TCU Recovery Support Group to expand program with Pattersons gift

After football head coach Gary Patterson and his wife's $100,000 pledge to the TCU Recovery Support Group, the new program hopes to expand and reach even more students who have substance abuse problems. 

The TCU Recovery Support Group is intended to help students who are in any stage of the recovery process from alcohol, drugs and other substances, Rachel Leshner, program specialist in the Alcohol and Drug Education Center, said.

“We’re just here to help because we realize that even if one student is struggling, it affects the entire community,” she said.

The group was started by the Alcohol and Drug Education Center in late August as a more on-campus approach to tracking students’ recovery processes, she said. In the past, the center would usually direct students seeking help to outside resources such as Alcoholics Anonymous and Narcotics Anonymous.

Leshner said it is fairly new idea for college campuses to start a group that provides such support on campus.

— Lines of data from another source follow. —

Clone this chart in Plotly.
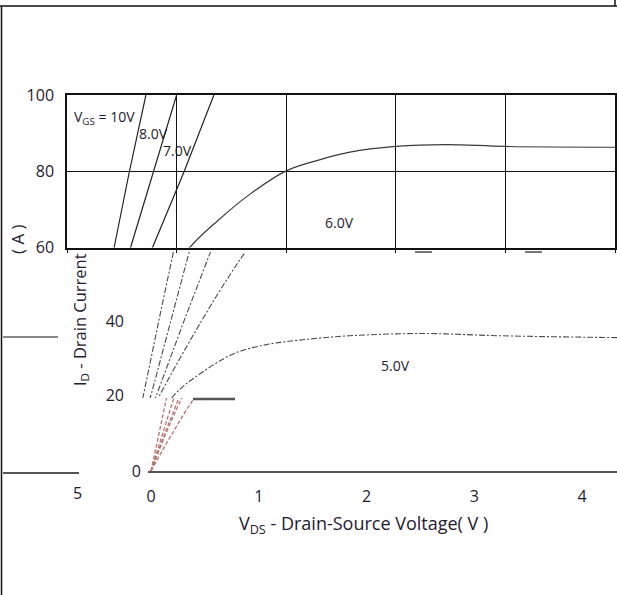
import plotly.graph_objects as go

# ---------------- data ----------------
VDS_10V = [0, 0.15, 0.29, 0.43, 0.57, 0.72]
ID_10V = [0, 20, 40, 60, 80, 100]

VDS_8V = [0, 0.11, 0.22, 0.40, 0.58, 0.79, 1.0]
ID_8V = [0, 10, 20, 40, 60, 80, 100]

VDS_7V = [0, 0.13, 0.27, 0.52, 0.78, 1.07, 1.34]
ID_7V = [0, 10, 20, 40, 60, 80, 100]

VDS_6V = [0, 0.14, 0.30, 0.68, 0.93, 1.12, 1.37, 1.67, 2.0, 2.28, 2.58, 3.0, 3.46, 4.0, 5.0]
ID_6V = [0, 10, 20, 40, 52, 60, 66.9, 74.0, 80.1, 82.8, 85.0, 86.5, 87.0, 86.5, 86.3]

VDS_5V = [0, 0.20, 0.43, 0.67, 0.97, 1.27, 1.6, 2.03, 2.70, 3.40, 4.47, 5.0]
ID_5V = [0, 10, 20, 25.8, 31.1, 33.6, 34.9, 36.0, 36.6, 36.0, 35.5, 35.4]

CURVE_NAMES = ["10V", "8.0V", "7.0V", "6.0V", "5.0V"]
CURVES = [(VDS_10V, ID_10V), (VDS_8V, ID_8V), (VDS_7V, ID_7V),
          (VDS_6V, ID_6V), (VDS_5V, ID_5V)]

X_TICKS = [0, 1, 2, 3, 4]
Y_TICKS_TOP = [60, 80, 100]
Y_TICKS_MID = [20, 40]
Y_TICKS_BOT = [0]

W, H = 617, 595
FONT = "Open Sans"
TXT = "#1e2030"


def px(x):
    return x / W


def py(y):
    return 1 - y / H


fig = go.Figure()

# top band (solid lines, gridded box)
for name, (xs, ys) in zip(CURVE_NAMES, CURVES):
    smooth = name in ("6.0V", "5.0V")
    fig.add_trace(go.Scatter(
        x=xs, y=ys, mode="lines", name=name, showlegend=False,
        line=dict(color="#222" if not smooth else "#3a3a3a", width=1.2,
                  shape="spline" if smooth else "linear"),
        xaxis="x", yaxis="y", hoverinfo="skip"))

# middle band (dash-dot lines)
for name, (xs, ys) in zip(CURVE_NAMES, CURVES):
    smooth = name in ("6.0V", "5.0V")
    fig.add_trace(go.Scatter(
        x=xs, y=ys, mode="lines", name=name, showlegend=False,
        line=dict(color="#4a4a4a", width=1.1, dash="6px,2px,2px,2px",
                  shape="spline" if smooth else "linear"),
        xaxis="x2", yaxis="y2", hoverinfo="skip"))

# bottom band (light dashed lines)
for name, (xs, ys) in zip(CURVE_NAMES, CURVES):
    smooth = name in ("6.0V", "5.0V")
    fig.add_trace(go.Scatter(
        x=xs, y=ys, mode="lines", name=name, showlegend=False,
        line=dict(color="#b87474", width=1.3, dash="4px,2px",
                  shape="spline" if smooth else "linear"),
        xaxis="x3", yaxis="y3", hoverinfo="skip"))

tickfont = dict(family=FONT, size=16, color=TXT)

fig.update_layout(
    width=W, height=H, autosize=False,
    margin=dict(l=0, r=0, t=0, b=0, pad=0, autoexpand=False),
    paper_bgcolor="white", plot_bgcolor="rgba(0,0,0,0)",
    showlegend=False,
    font=dict(family=FONT, color=TXT),
    # top band
    xaxis=dict(domain=[px(67), px(615)], range=[0, 5], anchor="y",
               tickvals=[0, 1, 2, 3, 4, 5], showticklabels=False,
               ticks="outside", ticklen=4, tickcolor="#111",
               showgrid=True, gridcolor="#111", gridwidth=1.3,
               showline=True, linecolor="#111", linewidth=1.5, mirror=True,
               zeroline=False, fixedrange=True),
    yaxis=dict(domain=[py(247.5), py(95)], range=[60, 100], anchor="x",
               tickvals=Y_TICKS_TOP, tickfont=tickfont, ticks="",
               ticklabelstandoff=8,
               showgrid=True, gridcolor="#111", gridwidth=1.3,
               showline=True, linecolor="#111", linewidth=1.5, mirror=True,
               zeroline=False, fixedrange=True),
    # middle band
    xaxis2=dict(domain=[px(125), 1], range=[-0.018, 4.47], anchor="y2",
                visible=False, fixedrange=True),
    yaxis2=dict(domain=[py(398), py(252)], range=[19.2, 58.6], anchor="x2",
                tickvals=Y_TICKS_MID, tickfont=tickfont, ticks="",
                showgrid=False, showline=False, zeroline=False, fixedrange=True),
    # bottom band
    xaxis3=dict(domain=[px(148), 1], range=[-0.028, 4.325], anchor="y3",
                tickvals=X_TICKS, tickfont=tickfont, ticks="",
                ticklabelstandoff=10,
                showgrid=False, showline=True, linecolor="#555", linewidth=2,
                zeroline=False, fixedrange=True),
    yaxis3=dict(domain=[py(471), py(398)], range=[0, 19.2], anchor="x3",
                tickvals=Y_TICKS_BOT, tickfont=tickfont, ticks="",
                ticklabelstandoff=6,
                showgrid=False, showline=False, zeroline=False, fixedrange=True),
)

ann = []
lab = dict(family=FONT, size=14, color=TXT)
C = dict(showarrow=False, xanchor="center", yanchor="middle")
ann.append(dict(x=0.05, y=94, xref="x", yref="y", text="V<sub>GS</sub> = 10V",
                showarrow=False, xanchor="left", yanchor="middle", font=lab))
ann.append(dict(x=0.64, y=89.8, xref="x", yref="y", text="8.0V",
                showarrow=False, xanchor="left", yanchor="middle", font=lab))
ann.append(dict(x=0.86, y=85.5, xref="x", yref="y", text="7.0V",
                showarrow=False, xanchor="left", yanchor="middle", font=lab))
ann.append(dict(x=2.49, y=66.5, xref="x", yref="y", text="6.0V", font=lab, **C))
ann.append(dict(x=2.45, y=28.0, xref="x2", yref="y2", text="5.0V", font=lab, **C))
# axis titles
ann.append(dict(x=px(363), y=py(524), xref="paper", yref="paper",
                text="V<sub>DS</sub> - Drain-Source Voltage( V )",
                font=dict(family=FONT, size=18, color=TXT), **C))
ann.append(dict(x=px(80), y=py(320), xref="paper", yref="paper",
                text="I<sub>D</sub> - Drain Current", textangle=-90,
                font=dict(family=FONT, size=16.5, color=TXT), **C))
ann.append(dict(x=px(17), y=py(239), xref="paper", yref="paper",
                text="( A )", textangle=-90,
                font=dict(family=FONT, size=17, color=TXT), **C))
ann.append(dict(x=px(77), y=py(493), xref="paper", yref="paper",
                text="5", font=tickfont, **C))
fig.update_layout(annotations=ann)

shapes = []


def seg(x0, y0, x1, y1, color, width):
    shapes.append(dict(type="line", xref="paper", yref="paper",
                       x0=px(x0), y0=py(y0), x1=px(x1), y1=py(y1),
                       line=dict(color=color, width=width)))


# page frame
seg(0, 6, 617, 6, "#111", 1.5)
seg(1.5, 6, 1.5, 595, "#111", 1.5)
seg(615, 0, 615, 6, "#111", 1.5)
# stray scan lines
seg(3, 337, 58, 337, "#8a8a8a", 2)
seg(3, 473, 79, 473, "#555", 2)
seg(193, 399, 235, 399, "#555", 2.5)
seg(415, 252, 432, 252, "#777", 2)
seg(525, 252, 542, 252, "#777", 2)
fig.update_layout(shapes=shapes)

post = ("document.documentElement.style.margin='0';"
        "document.body.style.margin='0';")
fig.write_html("out.html", config={"responsive": False, "displayModeBar": False},
               post_script=post)
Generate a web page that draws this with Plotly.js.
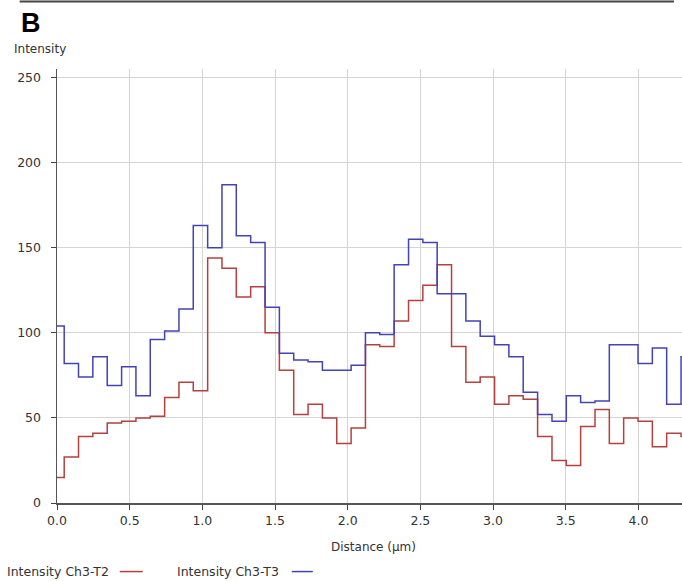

In addition to being more involved in the progress of students’ recovery, the program also provides participants with peer support.

“The peer support in the process is so important, and for students to be able to find other students that are struggling with similar issues, we thought it would be a way to connect students together,” she said.

The program works on the basis of prevention, intervention and recovery, Leshner said. That includes helping the full spectrum of students, from those who are questioning whether they have a problem, to those who have already gone through a rehabilitation program.

Leshner said the group was funded by the Alcohol and Drug Education Center and outside community agencies, including University Christian Church, which hosts the group’s meeting every Tuesday night.

In the four years she has worked at the center, there had never been a donation as big as the Patterson family’s gift, Leshner said.

She said the center does not yet have specific plans on how the funds will be used, but that the donation has opened up the possibility of expanding the program and making it available to even more people.